Jhumpa Lahiri is kind of like the U.S. Soccer Women’s National Team of authors: she has won all the things. Among her trophy-cabinet treasures are a 2000 Pulitzer Prize, for her first book, Interpreter of Maladies, and a 2014 National Humanities Medal, presented by Barack Obama.
Except, I doubt Lahiri actually has her myriad awards on display. As a recent New York Review of Books piece noted, “Once finished with a book, it was dead to her, she says. And to rest on her laurels was clearly antithetical to her nature.”
In the interest of not resting on her laurels, after her 2013 bestseller, The Lowland, Lahiri stopped writing in English. Let that sit for a minute. Lahiri was born in London, raised in the U.S., and became one of the most acclaimed authors of a generation. And then she decided not to write in English anymore. She moved to Rome to learn Italian, a language that she had studied before but never nearly mastered.
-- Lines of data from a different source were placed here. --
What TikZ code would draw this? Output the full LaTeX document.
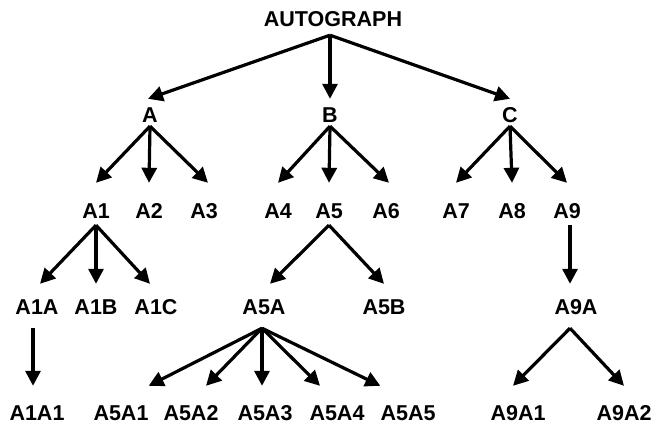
\documentclass[tikz,border=0pt]{standalone}
\usepackage{fontspec}
\setmainfont{Liberation Sans}
\usetikzlibrary{arrows.meta}
\tikzstyle{word}=[inner sep=0pt, anchor=base, font=\fontsize{21.5}{25}\selectfont\bfseries]
\tikzstyle{rootword}=[word, text depth=9pt]
\tikzstyle{lvlone}=[word, text height=23pt, text depth=4pt]
\tikzstyle{lvltwo}=[word, text height=35.5pt, text depth=6.5pt]
\tikzstyle{lvlthree}=[word, text height=30pt, text depth=14pt]
\tikzstyle{lvlfour}=[word, text height=34pt]
\tikzstyle{dedge} = [draw, line width=3.2pt, -{Triangle[length=15pt,width=15pt]}]

\begin{document}
\begin{tikzpicture}[x=1pt,y=-1pt]

      \useasboundingbox (0,0) rectangle (652,424);

      \node[rootword] (root) at (333,26) {AUTOGRAPH};

      \node[lvlone] (A) at (150,122) {A};
      \node[lvlone] (B) at (330,122) {B};
      \node[lvlone] (C) at (510,122) {C};

      \node[lvltwo] (A1) at (96,218.5) {A1};
      \node[lvltwo] (A2) at (149,218.5) {A2};
      \node[lvltwo] (A3) at (204,218.5) {A3};
      \node[lvltwo] (A4) at (278,218.5) {A4};
      \node[lvltwo] (A5) at (329,218.5) {A5};
      \node[lvltwo] (A6) at (386,218.5) {A6};
      \node[lvltwo] (A7) at (456,218.5) {A7};
      \node[lvltwo] (A8) at (512,218.5) {A8};
      \node[lvltwo] (A9) at (567,218.5) {A9};

      \node[lvlthree] (A1A) at (37,314) {A1A};
      \node[lvlthree] (A1B) at (96,314) {A1B};
      \node[lvlthree] (A1C) at (156,314) {A1C};
      \node[lvlthree] (A5A) at (264,314) {A5A};
      \node[lvlthree] (A5B) at (384,314) {A5B};
      \node[lvlthree] (A9A) at (576,314) {A9A};

      \node[lvlfour] (A1A1) at (37,420) {A1A1};
      \node[lvlfour] (A5A1) at (121,420) {A5A1};
      \node[lvlfour] (A5A2) at (191,420) {A5A2};
      \node[lvlfour] (A5A3) at (265,420) {A5A3};
      \node[lvlfour] (A5A4) at (337,420) {A5A4};
      \node[lvlfour] (A5A5) at (408,420) {A5A5};
      \node[lvlfour] (A9A1) at (518,420) {A9A1};
      \node[lvlfour] (A9A2) at (624,420) {A9A2};

      \path[dedge] ([xshift=-3pt]root.south) -- ([xshift=-2pt]A.north);
      \path[dedge] ([xshift=-3pt]root.south) -- (B.north);
      \path[dedge] ([xshift=-3pt]root.south) -- (C.north);

      \path[dedge] (A.south) -- (A1.north);
      \path[dedge] (A.south) -- (A2.north);
      \path[dedge] (A.south) -- ([xshift=4pt]A3.north);

      \path[dedge] (B.south) -- (A4.north);
      \path[dedge] (B.south) -- (A5.north);
      \path[dedge] (B.south) -- ([xshift=3pt]A6.north);

      \path[dedge] (C.south) -- (A7.north);
      \path[dedge] (C.south) -- (A8.north);
      \path[dedge] (C.south) -- (A9.north);

      \path[dedge] (A1.south) -- ([xshift=3pt]A1A.north);
      \path[dedge] (A1.south) -- (A1B.north);
      \path[dedge] (A1.south) -- ([xshift=-6pt]A1C.north);

      \path[dedge] (A5.south) -- ([xshift=6pt]A5A.north);
      \path[dedge] (A5.south) -- (A5B.north);

      \path[dedge] ([xshift=3pt]A9.south) -- ([xshift=-6pt]A9A.north);

      \path[dedge] ([xshift=-4pt]A1A.south) -- ([xshift=-4pt]A1A1.north);

      \path[dedge] ([xshift=-2pt]A5A.south) -- (A5A1.north east);
      \path[dedge] ([xshift=-2pt]A5A.south) -- ([xshift=15pt]A5A2.north);
      \path[dedge] ([xshift=-2pt]A5A.south) -- ([xshift=-3pt]A5A3.north);
      \path[dedge] ([xshift=-2pt]A5A.south) -- ([xshift=-17pt]A5A4.north);
      \path[dedge] ([xshift=-2pt]A5A.south) -- (A5A5.north west);

      \path[dedge] ([xshift=-6pt]A9A.south) -- ([xshift=-5pt]A9A1.north);
      \path[dedge] ([xshift=-6pt]A9A.south) -- (A9A2.north);

    \end{tikzpicture}
\end{document}
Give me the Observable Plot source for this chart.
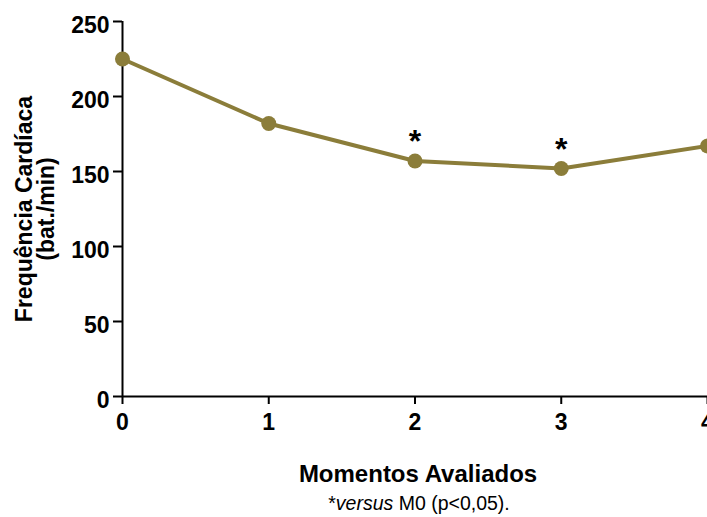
<!DOCTYPE html>
<html>
<head>
<meta charset="utf-8">
<script src="https://cdn.jsdelivr.net/npm/d3@7"></script>
<script src="https://cdn.jsdelivr.net/npm/@observablehq/plot@0.6"></script>
<style>
  html, body { margin: 0; padding: 0; background: #fff; }
  #chart svg { display: block; }
</style>
</head>
<body>
<div id="chart"></div>
<script>
const moments = [0, 1, 2, 3, 4];
const heartRate = [225, 182, 157, 152, 167];
const significance = ["", "", "*", "*", ""];
const xTicks = [0, 1, 2, 3, 4];
const yTicks = [0, 50, 100, 150, 200, 250];
const xTitle = "Momentos Avaliados";
const yTitleLine1 = "Frequência Cardíaca";
const yTitleLine2 = "(bat./min)";
const caption = "*versus M0 (p<0,05).";

const data = moments.map((m, i) => ({moment: m, hr: heartRate[i], sig: significance[i]}));
const color = "#8b7d3a";
const font = "'Liberation Sans', Arial, Helvetica, sans-serif";

const chart = Plot.plot({
  width: 707,
  height: 517,
  marginLeft: 122,
  marginRight: 0,
  marginTop: 21,
  marginBottom: 121,
  style: {fontFamily: font, background: "#fff", color: "#000"},
  x: {domain: [0, 4]},
  y: {domain: [0, 250]},
  marks: [
    Plot.axisY({ticks: yTicks, tickSize: 9, fill: "none", strokeWidth: 2, label: null}),
    Plot.axisY({ticks: yTicks, tickSize: 9, tickPadding: 4, stroke: "none", dy: 4, fontSize: 23, fontWeight: "bold", label: null, tickFormat: "d"}),
    Plot.axisX({ticks: xTicks, tickSize: 8, fill: "none", strokeWidth: 2, label: null}),
    Plot.axisX({ticks: xTicks, tickSize: 8, tickPadding: 9, stroke: "none", fontSize: 23, fontWeight: "bold", label: null, tickFormat: "d"}),
    Plot.ruleX([0], {strokeWidth: 2}),
    Plot.ruleY([0], {strokeWidth: 2}),
    Plot.line(data, {x: "moment", y: "hr", stroke: color, strokeWidth: 4}),
    Plot.dot(data, {x: "moment", y: "hr", r: 7.5, fill: color, stroke: "none"}),
    Plot.text(data, {x: "moment", y: "hr", text: "sig", dy: -19, fontSize: 32, fontWeight: "bold"}),
    Plot.text([xTitle], {frameAnchor: "bottom", dy: 85, dx: 3, fontSize: 24, fontWeight: "bold"}),
    Plot.text([caption], {frameAnchor: "bottom", dy: 113, dx: 4, fontSize: 19.5}),
    Plot.text([yTitleLine1], {frameAnchor: "left", rotate: -90, textAnchor: "middle", dx: -98, fontSize: 23, fontWeight: "bold"}),
    Plot.text([yTitleLine2], {frameAnchor: "left", rotate: -90, textAnchor: "middle", dx: -76, fontSize: 23, fontWeight: "bold"})
  ]
});

// Italicise "versus" in the caption
d3.select(chart).selectAll("text").each(function() {
  if (this.textContent === caption) {
    const t = d3.select(this);
    t.text(null);
    t.append("tspan").text("*");
    t.append("tspan").attr("font-style", "italic").text("versus");
    t.append("tspan").text(" M0 (p<0,05).");
  }
});

document.getElementById("chart").appendChild(chart);
</script>
</body>
</html>
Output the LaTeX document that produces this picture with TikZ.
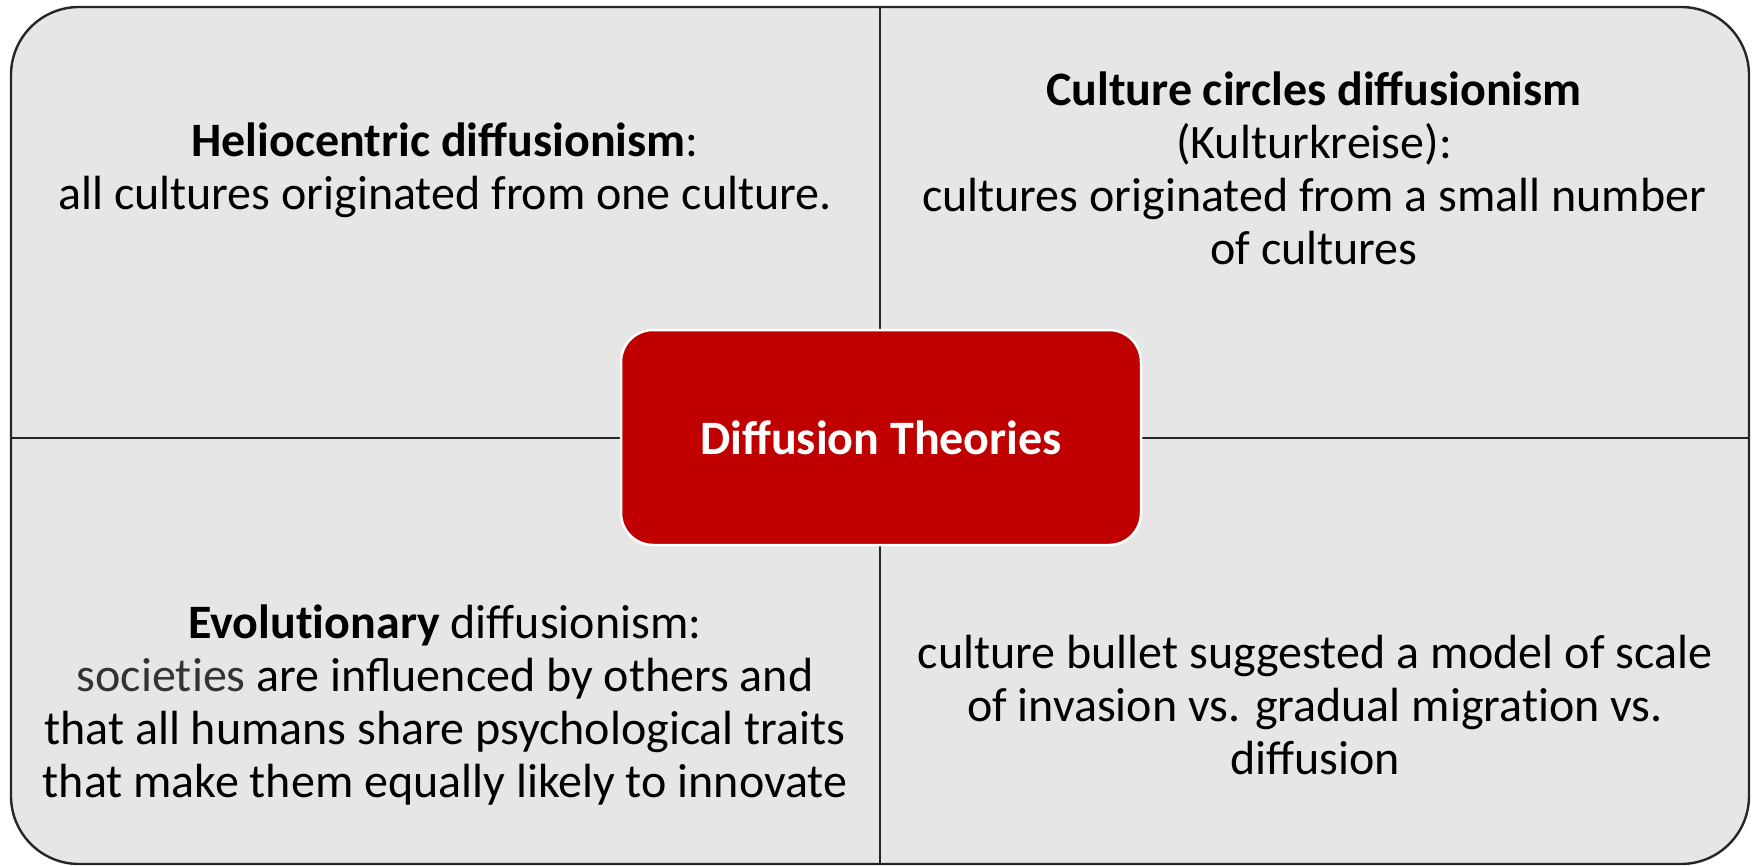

In 2016, Lahiri published — in Italian — a very short book of reflections on her linguistic odyssey. That book, In Other Words, appeared with Italian writing on each verso (that’s the left side of a bound piece of writing), and the corresponding English translation on the recto. Lahiri refused even to do that translation of her own work back into English. “Writing in Italian is a choice on my part,” she wrote in an author’s note, “a risk that I feel inspired to take. It requires strict discipline that I am compelled, at the moment, to maintain. Translating the book myself would have broken that discipline; it would have meant reengaging intimately with English, wrestling with it, rather than with Italian.”
Later in the book, in a chapter titled “The Metamorphosis,” Lahiri continues:
So why would she take such a risk? Her answer: precisely in order to change.
Lahiri wanted to get away from the sense of herself as an expert, so that she could once again wield art to explore, and to change. (“We are searching, through a work of art, for something that alters us, that we weren’t aware of before,” she wrote.) She is beginning again, in the manner of the Zen concept of “beginner’s mind.” As Shunryu Suzuki put it in Zen Mind, Beginner’s Mind: “In the beginner’s mind there are many possibilities, but in the expert’s there are few.” That doesn’t mean expertise is bad, of course, only that as we become comfortable doing a particular thing, we can lose sight of other possibilities, or of the sense of growth that drew us to an endeavor in the first place. (In psychological research on problem solving, experience-induced myopia is sometimes called the “Einstellung effect.”)
Lahiri has said that “all writing, all art is a wild leap off a cliff.” Most figurative leaps in anyone’s life will not be nearly as extreme as Lahiri’s decision to write in Italian. But for an author who plumbs art for that which will change her, should it be surprising that she also searches in life for experiences that will change her art?
I hope this post sparked a new thought. It reminded me of Jorge Luis Borges’ very, very short story, “Borges and I,” in which the author plays with the divide between himself and his famous-author self. (In In Other Words, Lahiri wrote: “Rather precipitously, I became a famous writer...I couldn’t connect myself to that recognition, and yet it changed my life.”) The discouragement Lahiri received about her Italian adventure brought to mind Neil Gaiman’s famous “George R.R. Martin is not your bitch” letter.
Beyond writing, this post reminded me of London Business School professor Herminia Ibarra’s research on successful work transitions; close confidantes often advised the transitioners against change, while support tended to come from new social contacts or the fringes of an individual’s network. (Lahiri has received more encouragement from people in Italy, even while they also question her decision to write in a language that is less widely read.) Finally, this post reminded me that the fastest way to change a habit is to change your environment; that organizations should probably run more radical experiments (at Bing, 2 percent of ideas were responsible for 74.8 percent of gains); and that if you have a kid, “or can borrow one, let her give you beginning lessons in looking.”